Copy exactly the lines from the beginning of the data down to and including the line holding "const labelColours = ['#fff', '#000', '#fff', '#000', '#fff'];", without any pictures.

** Start Material **

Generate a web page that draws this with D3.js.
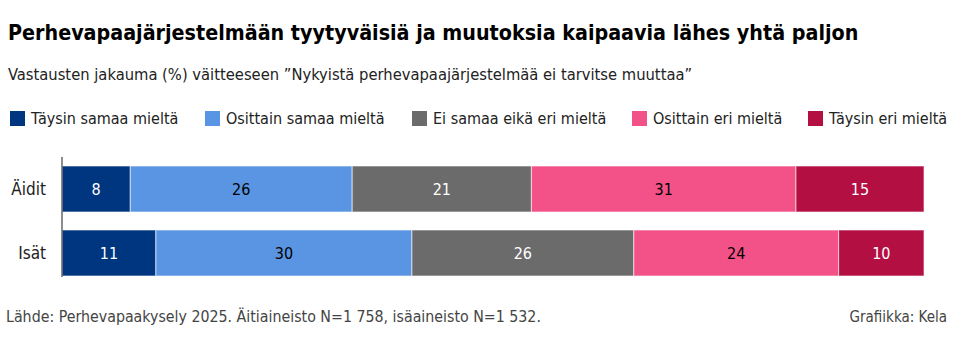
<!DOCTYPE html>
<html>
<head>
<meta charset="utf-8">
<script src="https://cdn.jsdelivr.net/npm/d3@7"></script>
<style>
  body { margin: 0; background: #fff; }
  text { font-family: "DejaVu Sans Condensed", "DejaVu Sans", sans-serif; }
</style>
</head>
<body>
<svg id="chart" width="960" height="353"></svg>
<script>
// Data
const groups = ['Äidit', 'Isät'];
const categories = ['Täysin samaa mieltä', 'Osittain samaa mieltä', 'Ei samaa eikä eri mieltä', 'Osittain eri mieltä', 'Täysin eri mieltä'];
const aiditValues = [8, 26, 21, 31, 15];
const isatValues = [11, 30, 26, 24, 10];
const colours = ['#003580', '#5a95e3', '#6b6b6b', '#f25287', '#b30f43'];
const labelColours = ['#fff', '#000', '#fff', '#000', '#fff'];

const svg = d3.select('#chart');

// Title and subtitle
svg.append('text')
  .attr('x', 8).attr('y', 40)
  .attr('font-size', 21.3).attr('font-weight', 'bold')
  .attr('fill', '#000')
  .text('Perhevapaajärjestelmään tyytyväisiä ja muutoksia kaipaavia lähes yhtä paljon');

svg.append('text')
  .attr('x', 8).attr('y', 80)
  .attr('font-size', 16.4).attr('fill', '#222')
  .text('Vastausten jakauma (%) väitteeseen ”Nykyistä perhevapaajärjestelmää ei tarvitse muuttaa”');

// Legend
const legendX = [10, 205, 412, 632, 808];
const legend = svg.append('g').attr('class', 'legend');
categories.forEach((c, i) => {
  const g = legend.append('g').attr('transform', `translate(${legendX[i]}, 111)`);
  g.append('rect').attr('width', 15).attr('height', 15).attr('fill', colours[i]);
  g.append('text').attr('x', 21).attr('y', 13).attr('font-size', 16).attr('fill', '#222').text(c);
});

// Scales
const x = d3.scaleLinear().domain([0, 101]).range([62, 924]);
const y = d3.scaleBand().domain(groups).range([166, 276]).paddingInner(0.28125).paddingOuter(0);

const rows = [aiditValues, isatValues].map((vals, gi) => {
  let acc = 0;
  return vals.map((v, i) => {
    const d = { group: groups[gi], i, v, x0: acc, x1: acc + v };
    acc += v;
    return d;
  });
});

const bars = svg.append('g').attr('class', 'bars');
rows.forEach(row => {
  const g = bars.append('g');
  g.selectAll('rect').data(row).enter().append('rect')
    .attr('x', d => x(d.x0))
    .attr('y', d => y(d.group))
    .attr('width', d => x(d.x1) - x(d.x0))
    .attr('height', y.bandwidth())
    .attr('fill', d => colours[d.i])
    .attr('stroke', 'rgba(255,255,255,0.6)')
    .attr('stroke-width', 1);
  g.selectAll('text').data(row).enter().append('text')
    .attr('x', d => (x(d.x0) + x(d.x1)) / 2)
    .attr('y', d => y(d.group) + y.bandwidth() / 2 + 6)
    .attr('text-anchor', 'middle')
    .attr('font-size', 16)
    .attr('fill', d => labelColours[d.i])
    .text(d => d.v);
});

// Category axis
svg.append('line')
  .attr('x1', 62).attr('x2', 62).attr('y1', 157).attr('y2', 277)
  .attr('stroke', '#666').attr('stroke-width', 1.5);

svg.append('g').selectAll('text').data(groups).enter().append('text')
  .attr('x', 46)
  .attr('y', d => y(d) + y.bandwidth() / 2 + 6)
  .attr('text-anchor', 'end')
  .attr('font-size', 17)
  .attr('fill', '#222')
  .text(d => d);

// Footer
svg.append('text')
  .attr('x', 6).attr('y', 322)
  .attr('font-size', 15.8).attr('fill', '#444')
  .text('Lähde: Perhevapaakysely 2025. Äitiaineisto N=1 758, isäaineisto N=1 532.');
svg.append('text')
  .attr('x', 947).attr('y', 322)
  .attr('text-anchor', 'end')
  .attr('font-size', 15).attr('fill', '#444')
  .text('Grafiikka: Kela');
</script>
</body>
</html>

** End Material **

# [Answer to this task]
Generate a web page that draws this with D3.js.
<!DOCTYPE html>
<html>
<head>
<meta charset="utf-8">
<script src="https://cdn.jsdelivr.net/npm/d3@7"></script>
<style>
  body { margin: 0; background: #fff; }
  text { font-family: "DejaVu Sans Condensed", "DejaVu Sans", sans-serif; }
</style>
</head>
<body>
<svg id="chart" width="960" height="353"></svg>
<script>
// Data
const groups = ['Äidit', 'Isät'];
const categories = ['Täysin samaa mieltä', 'Osittain samaa mieltä', 'Ei samaa eikä eri mieltä', 'Osittain eri mieltä', 'Täysin eri mieltä'];
const aiditValues = [8, 26, 21, 31, 15];
const isatValues = [11, 30, 26, 24, 10];
const colours = ['#003580', '#5a95e3', '#6b6b6b', '#f25287', '#b30f43'];
const labelColours = ['#fff', '#000', '#fff', '#000', '#fff'];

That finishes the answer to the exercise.